[Aim]
Return precisely the span of lines from the top of the material below to the line containing "(0,0) rectangle (832,423);", both included. Pictures are excluded.

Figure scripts
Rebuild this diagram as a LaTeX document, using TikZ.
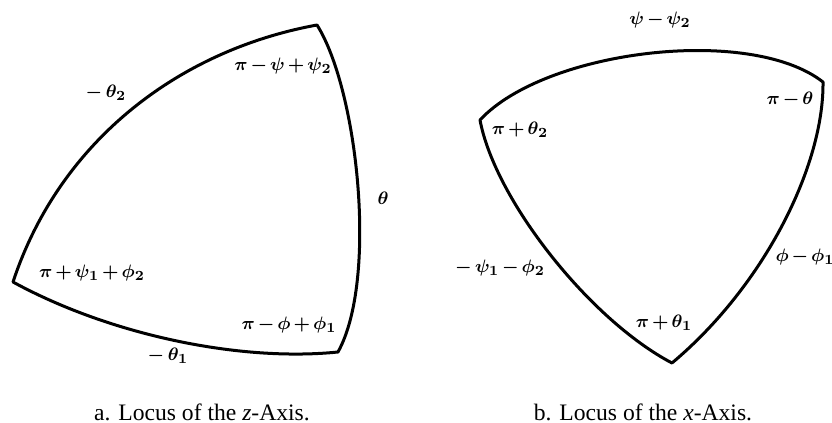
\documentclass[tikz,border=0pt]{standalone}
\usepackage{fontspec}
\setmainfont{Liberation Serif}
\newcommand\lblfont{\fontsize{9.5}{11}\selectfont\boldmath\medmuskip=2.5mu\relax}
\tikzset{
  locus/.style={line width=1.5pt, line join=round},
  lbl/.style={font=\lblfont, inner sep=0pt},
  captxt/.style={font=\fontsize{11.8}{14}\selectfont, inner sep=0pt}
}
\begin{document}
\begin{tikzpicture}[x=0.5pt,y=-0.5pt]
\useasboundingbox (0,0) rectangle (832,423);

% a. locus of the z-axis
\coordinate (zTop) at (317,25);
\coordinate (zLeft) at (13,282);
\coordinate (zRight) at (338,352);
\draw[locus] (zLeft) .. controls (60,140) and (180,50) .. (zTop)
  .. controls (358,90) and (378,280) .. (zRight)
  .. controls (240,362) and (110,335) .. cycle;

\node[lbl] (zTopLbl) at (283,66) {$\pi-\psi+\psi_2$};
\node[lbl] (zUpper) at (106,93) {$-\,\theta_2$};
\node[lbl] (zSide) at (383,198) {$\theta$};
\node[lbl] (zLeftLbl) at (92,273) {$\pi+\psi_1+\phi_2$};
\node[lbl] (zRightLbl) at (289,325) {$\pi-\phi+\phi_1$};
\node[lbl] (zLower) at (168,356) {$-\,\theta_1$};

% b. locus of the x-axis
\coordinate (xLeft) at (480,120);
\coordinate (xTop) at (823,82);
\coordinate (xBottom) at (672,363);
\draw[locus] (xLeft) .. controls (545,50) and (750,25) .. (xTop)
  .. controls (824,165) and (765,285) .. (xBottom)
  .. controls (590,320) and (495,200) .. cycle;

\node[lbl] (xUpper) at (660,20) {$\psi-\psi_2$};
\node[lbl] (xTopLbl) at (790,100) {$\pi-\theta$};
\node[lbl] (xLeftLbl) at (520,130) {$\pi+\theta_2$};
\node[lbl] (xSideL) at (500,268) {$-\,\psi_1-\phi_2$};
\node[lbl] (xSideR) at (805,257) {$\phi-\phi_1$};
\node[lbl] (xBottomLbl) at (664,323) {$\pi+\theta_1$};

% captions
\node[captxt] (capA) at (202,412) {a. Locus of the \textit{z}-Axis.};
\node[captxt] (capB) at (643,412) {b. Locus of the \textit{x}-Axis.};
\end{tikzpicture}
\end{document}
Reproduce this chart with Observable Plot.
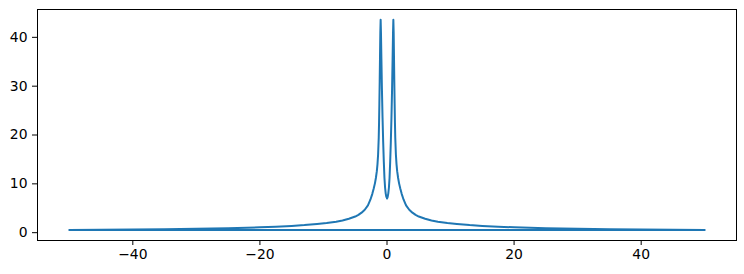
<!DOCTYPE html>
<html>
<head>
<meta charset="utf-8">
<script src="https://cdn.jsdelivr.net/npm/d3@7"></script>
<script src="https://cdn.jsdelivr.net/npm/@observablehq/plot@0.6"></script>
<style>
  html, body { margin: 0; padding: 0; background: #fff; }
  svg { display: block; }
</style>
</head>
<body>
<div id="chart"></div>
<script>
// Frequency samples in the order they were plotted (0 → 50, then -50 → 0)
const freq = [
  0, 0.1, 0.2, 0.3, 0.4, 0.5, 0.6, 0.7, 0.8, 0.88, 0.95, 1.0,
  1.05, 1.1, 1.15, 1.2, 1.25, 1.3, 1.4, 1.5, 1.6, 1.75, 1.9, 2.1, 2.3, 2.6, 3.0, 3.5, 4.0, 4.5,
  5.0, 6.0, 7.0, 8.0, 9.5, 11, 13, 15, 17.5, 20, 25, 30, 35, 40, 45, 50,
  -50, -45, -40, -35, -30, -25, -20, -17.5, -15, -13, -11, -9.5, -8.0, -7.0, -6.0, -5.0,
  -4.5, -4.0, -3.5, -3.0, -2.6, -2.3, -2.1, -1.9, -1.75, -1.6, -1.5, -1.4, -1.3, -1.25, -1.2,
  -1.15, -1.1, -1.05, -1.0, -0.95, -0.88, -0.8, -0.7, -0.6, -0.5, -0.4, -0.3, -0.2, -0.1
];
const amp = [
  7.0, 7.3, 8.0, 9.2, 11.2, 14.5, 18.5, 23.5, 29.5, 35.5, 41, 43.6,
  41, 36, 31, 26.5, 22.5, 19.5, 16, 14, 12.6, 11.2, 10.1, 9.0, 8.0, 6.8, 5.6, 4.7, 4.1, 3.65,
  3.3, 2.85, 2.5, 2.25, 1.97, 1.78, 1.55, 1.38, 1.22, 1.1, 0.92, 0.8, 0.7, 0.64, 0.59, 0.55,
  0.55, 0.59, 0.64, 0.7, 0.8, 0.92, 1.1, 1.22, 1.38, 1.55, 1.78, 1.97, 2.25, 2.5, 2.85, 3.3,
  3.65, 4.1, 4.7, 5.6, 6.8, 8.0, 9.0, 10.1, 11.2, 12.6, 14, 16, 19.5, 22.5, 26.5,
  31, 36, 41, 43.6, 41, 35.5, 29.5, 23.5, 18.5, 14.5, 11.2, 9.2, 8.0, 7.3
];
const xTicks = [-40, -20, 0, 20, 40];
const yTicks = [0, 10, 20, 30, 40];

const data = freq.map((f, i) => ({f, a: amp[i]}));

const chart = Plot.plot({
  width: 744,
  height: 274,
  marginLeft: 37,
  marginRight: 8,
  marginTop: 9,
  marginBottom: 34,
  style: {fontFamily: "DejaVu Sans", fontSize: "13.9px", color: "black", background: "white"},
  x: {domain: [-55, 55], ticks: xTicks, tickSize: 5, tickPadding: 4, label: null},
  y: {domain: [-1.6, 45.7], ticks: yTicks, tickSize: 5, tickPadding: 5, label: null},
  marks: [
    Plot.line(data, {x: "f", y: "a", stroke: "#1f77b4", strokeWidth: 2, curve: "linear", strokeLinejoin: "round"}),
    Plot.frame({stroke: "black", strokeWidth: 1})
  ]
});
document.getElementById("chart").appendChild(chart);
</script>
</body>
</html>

[Result of this task]
Rebuild this diagram as a LaTeX document, using TikZ.
\documentclass[tikz,border=0pt]{standalone}
\usepackage{fontspec}
\setmainfont{Liberation Serif}
\newcommand\lblfont{\fontsize{9.5}{11}\selectfont\boldmath\medmuskip=2.5mu\relax}
\tikzset{
  locus/.style={line width=1.5pt, line join=round},
  lbl/.style={font=\lblfont, inner sep=0pt},
  captxt/.style={font=\fontsize{11.8}{14}\selectfont, inner sep=0pt}
}
\begin{document}
\begin{tikzpicture}[x=0.5pt,y=-0.5pt]
\useasboundingbox (0,0) rectangle (832,423);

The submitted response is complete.